La mission de la commission n’était pas de revenir sur ces deux drames mais d’en éviter de nouveaux, en trouvant comment protéger le corps éducatif d’une « violence devenue endémique » – du simple regard de mépris à l’agression physique – et d’une « contestation des enseignements », qui n’épargne plus ni l’école primaire ni les communes rurales.

Quatre enseignants menacés avec une arme par semaine

Selon les chiffres obtenus par la commission, forcément en dessous de la réalité, plus de 96.000 enseignants, tous degrés confondus, ont déclaré officiellement avoir fait l’objet de menaces durant l’année scolaire 2020-21. 0,2 % ont été menacés avec des armes. « Mais ces pourcentages utilisés par l’administration ont tendance à minimiser la réalité, souligne Laurent Lafon. 0,2 % c’est près de 900 enseignants, c’est quatre par semaine. » De façon générale d’ailleurs, les coprésidents s’élèvent contre la politique du « pas de vague » qui « crée un décalage entre ce qui est vécu sur le terrain et ce qui est dit officiellement ».
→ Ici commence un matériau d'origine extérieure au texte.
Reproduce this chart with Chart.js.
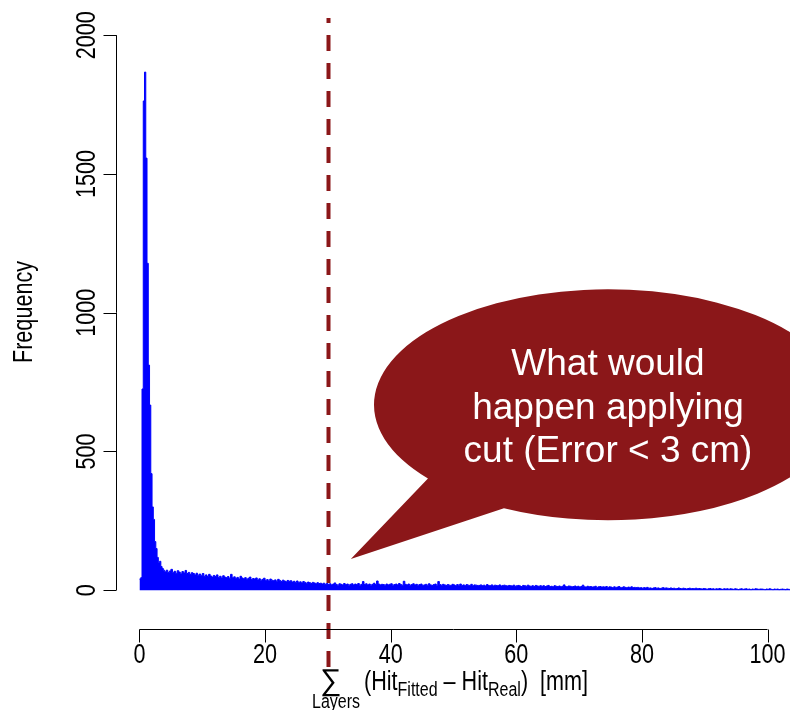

Concernant la remise en cause, de plus en courante, des enseignements, en histoire, EPS ou sciences naturelles, la commission constate que la laïcité n’est plus comprise comme émancipatrice « par un nombre croissant d’élèves » mais « comme une interdiction et un principe conçu contre les religions ». Une perception valable aussi pour certains parents, et même, assure le rapport, « un certain nombre de jeunes enseignants ».
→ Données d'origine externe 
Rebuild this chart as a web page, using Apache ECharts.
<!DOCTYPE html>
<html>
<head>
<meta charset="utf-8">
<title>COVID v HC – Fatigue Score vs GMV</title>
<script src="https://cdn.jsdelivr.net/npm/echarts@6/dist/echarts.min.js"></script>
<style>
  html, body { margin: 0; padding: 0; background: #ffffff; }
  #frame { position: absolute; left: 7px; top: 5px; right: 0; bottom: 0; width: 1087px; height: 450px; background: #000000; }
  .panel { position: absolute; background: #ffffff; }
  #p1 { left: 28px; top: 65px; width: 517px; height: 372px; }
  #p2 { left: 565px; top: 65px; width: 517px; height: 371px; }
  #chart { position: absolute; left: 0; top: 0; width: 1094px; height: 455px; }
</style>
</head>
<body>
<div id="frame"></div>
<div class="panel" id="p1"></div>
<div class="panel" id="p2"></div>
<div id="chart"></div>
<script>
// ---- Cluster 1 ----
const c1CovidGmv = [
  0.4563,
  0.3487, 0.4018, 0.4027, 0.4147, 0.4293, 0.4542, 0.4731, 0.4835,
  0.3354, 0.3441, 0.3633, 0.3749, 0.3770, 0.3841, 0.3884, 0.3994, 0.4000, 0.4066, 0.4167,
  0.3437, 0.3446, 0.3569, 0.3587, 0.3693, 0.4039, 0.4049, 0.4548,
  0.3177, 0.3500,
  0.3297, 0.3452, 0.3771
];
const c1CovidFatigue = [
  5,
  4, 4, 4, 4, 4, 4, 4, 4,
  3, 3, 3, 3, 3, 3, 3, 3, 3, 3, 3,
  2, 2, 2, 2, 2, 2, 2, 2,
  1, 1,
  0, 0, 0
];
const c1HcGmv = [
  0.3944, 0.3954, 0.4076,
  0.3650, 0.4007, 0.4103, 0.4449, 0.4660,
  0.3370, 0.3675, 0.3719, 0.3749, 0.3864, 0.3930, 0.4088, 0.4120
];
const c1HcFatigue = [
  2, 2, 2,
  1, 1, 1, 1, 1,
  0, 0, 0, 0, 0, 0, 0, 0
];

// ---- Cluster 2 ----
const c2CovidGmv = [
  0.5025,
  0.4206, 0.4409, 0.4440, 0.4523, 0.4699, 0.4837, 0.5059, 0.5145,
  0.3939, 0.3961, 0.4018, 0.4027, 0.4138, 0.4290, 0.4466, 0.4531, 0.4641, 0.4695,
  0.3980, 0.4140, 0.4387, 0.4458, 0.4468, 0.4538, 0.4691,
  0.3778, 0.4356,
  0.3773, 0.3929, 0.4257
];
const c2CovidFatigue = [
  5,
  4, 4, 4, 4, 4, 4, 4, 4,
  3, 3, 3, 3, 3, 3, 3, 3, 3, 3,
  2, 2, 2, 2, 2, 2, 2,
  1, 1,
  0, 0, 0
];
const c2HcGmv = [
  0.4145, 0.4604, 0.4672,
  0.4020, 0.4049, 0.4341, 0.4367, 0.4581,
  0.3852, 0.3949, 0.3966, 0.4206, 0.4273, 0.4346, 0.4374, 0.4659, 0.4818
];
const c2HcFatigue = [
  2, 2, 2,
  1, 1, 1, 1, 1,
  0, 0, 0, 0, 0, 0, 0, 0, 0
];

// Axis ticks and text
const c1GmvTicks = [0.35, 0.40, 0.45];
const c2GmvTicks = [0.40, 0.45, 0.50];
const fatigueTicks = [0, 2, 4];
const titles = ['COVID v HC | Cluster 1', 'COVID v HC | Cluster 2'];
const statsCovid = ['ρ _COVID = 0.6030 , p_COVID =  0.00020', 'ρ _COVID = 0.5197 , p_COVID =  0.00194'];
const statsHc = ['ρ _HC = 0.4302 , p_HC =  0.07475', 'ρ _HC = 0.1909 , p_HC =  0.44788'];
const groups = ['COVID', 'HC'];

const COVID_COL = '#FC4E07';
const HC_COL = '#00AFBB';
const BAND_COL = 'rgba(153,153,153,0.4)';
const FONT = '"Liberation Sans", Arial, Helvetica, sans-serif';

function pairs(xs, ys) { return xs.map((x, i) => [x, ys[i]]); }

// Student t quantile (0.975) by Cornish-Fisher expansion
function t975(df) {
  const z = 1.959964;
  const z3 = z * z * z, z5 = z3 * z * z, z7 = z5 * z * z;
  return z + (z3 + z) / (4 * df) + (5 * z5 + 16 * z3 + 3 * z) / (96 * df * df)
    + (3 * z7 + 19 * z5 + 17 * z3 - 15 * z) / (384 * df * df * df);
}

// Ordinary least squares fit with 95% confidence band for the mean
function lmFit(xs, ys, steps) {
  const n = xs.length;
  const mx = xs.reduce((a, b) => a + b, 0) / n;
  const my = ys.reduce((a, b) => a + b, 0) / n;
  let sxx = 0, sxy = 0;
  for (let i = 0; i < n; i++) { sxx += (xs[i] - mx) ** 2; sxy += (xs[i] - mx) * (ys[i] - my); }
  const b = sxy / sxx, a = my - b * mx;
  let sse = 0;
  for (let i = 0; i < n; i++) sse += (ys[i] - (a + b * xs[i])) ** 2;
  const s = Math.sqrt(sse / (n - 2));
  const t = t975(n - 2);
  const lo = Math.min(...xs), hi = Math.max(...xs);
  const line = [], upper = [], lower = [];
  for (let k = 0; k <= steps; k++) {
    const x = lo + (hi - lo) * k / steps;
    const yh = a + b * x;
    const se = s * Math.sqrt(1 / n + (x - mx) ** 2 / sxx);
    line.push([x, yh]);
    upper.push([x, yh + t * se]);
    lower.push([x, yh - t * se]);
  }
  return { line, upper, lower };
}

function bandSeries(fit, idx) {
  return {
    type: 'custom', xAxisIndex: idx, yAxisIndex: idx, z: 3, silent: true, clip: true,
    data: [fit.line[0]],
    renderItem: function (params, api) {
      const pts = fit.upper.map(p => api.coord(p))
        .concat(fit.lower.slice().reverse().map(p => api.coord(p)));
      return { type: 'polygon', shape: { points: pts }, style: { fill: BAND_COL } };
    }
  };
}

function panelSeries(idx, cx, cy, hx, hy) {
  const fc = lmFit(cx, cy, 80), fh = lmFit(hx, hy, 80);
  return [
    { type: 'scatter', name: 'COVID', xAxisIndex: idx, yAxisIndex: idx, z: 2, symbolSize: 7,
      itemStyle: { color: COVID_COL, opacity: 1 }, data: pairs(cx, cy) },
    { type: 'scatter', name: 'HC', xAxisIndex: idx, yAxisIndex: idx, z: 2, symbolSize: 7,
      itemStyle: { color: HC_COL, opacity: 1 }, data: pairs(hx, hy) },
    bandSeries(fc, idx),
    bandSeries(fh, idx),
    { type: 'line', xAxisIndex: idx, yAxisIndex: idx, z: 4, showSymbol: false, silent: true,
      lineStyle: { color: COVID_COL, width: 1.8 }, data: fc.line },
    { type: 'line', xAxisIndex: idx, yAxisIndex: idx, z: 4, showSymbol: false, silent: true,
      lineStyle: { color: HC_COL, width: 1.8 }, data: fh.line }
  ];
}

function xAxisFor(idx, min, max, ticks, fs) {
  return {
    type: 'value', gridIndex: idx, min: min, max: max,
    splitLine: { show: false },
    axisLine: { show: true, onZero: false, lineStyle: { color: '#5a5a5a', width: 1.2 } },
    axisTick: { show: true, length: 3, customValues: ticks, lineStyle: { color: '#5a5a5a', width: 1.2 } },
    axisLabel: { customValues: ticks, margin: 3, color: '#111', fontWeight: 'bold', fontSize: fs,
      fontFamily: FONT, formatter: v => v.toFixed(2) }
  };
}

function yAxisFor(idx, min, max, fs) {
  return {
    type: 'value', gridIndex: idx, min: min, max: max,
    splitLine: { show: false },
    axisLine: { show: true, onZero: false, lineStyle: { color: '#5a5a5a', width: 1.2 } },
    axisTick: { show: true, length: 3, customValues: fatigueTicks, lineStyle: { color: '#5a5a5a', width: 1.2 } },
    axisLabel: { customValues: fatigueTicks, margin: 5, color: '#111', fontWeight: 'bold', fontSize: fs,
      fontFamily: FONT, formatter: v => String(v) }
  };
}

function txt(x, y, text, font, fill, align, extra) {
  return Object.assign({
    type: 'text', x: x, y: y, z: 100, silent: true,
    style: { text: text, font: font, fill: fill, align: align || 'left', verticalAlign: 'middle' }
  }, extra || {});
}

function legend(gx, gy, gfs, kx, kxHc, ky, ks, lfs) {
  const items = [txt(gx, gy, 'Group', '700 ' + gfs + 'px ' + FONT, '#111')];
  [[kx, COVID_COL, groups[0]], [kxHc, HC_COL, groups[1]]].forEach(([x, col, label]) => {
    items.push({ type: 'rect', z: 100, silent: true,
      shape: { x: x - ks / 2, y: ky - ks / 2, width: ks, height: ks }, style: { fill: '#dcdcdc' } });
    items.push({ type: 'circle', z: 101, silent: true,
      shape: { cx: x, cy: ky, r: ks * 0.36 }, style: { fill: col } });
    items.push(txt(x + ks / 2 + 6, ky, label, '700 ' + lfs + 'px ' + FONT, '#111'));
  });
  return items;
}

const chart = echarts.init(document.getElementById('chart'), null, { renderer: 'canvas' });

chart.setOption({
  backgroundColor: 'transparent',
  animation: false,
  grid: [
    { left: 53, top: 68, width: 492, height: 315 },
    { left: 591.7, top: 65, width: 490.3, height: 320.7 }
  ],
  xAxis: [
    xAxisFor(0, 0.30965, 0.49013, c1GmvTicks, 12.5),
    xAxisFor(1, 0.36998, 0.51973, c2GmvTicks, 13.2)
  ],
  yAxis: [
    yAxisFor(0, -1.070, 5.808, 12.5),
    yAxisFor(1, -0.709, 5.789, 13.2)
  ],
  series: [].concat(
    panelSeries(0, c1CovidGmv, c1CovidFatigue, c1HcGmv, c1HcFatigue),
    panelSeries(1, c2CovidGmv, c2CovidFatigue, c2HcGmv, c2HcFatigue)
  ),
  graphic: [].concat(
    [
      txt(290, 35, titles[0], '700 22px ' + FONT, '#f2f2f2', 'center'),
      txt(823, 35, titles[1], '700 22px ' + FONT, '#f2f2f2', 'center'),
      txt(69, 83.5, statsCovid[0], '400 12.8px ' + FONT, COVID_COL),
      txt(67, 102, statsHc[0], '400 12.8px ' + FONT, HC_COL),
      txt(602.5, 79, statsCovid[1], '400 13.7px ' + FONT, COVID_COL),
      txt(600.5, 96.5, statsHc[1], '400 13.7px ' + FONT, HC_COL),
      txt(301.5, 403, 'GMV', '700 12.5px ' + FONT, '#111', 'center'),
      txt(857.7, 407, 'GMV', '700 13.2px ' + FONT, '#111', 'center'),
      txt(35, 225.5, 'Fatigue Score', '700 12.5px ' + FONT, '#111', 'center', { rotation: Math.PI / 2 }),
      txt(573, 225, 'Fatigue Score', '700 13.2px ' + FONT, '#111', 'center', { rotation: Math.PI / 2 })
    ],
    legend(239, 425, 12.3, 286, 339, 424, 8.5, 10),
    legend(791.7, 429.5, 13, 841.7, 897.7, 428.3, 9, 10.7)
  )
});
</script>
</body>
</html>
Conseils de discipline simplifiés, sanctions harmonisées

Une fois cet état des lieux dressé, la commission fait 38 recommandations, dont certaines n’ont pas fini de faire parler. Elle préconise notamment de redonner la main à l’Education nationale sur la formation initiale des enseignants, actuellement confiée aux universités. Pour limiter les interventions des parents intrusifs – dont « certains arrivent avec leurs avocats » –, l’idée est de « restaurer l’autorité à la communauté éducative ». Cela passerait par la signature d’une « charte des parents » en début d’année où serait explicité le « délit d’entrave à l’enseignement ».

Quant aux sanctions pour les élèves qui posent problème, la proposition est à la fois de les harmoniser et de les diffuser sur le plan national, de simplifier le fonctionnement des conseils de discipline. Les sénateurs reprennent aussi l’idée de Jean-Michel Blanquer, du temps où il était ministre de l’Education nationale, de créer des structures spécifiques pour les « élèves poly-exclus ».
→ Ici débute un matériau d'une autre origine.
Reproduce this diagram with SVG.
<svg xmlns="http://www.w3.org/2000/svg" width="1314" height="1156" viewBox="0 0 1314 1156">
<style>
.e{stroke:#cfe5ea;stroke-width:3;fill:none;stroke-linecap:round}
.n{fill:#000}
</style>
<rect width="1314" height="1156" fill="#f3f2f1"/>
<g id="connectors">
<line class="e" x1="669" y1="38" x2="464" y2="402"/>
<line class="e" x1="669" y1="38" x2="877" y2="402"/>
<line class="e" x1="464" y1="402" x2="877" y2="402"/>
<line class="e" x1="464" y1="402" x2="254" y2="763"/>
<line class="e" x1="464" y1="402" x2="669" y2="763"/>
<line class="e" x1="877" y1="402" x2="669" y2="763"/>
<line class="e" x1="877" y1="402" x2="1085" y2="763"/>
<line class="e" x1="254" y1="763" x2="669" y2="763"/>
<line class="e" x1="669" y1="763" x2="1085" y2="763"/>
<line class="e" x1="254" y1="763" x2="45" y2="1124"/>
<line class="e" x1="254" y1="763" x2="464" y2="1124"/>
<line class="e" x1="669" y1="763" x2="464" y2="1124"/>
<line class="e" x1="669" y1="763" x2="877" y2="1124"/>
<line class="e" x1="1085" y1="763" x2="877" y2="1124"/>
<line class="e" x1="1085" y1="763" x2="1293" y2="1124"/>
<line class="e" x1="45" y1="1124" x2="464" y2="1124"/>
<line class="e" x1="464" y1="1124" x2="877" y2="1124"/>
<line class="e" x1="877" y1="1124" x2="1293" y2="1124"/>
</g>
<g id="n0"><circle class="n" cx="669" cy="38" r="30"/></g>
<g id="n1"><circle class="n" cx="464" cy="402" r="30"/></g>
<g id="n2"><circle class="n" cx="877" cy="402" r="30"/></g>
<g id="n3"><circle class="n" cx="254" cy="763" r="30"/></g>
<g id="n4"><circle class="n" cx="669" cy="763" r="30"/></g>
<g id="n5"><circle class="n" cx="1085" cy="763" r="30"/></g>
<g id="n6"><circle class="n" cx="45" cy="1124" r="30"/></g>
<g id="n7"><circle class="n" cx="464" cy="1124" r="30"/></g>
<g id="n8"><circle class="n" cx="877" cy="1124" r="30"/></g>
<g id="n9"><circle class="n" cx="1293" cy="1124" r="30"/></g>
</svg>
Pour combler « les trous dans la raquette », vingt ans après la Loi sur l’interdiction du port des signes religieux ostentatoire à l’école, la commission souhaite élargir la mesure aux sorties scolaires, aux cérémonies de remise de prix ou diplômes et même aux salons d’orientation.

Enfin, un symbole qui a son importance, la toute première recommandation est « d’instaurer tous les ans en octobre dans chaque établissement scolaire un hommage aux enseignants assassinés, en tenant compte de l’âge des élèves ».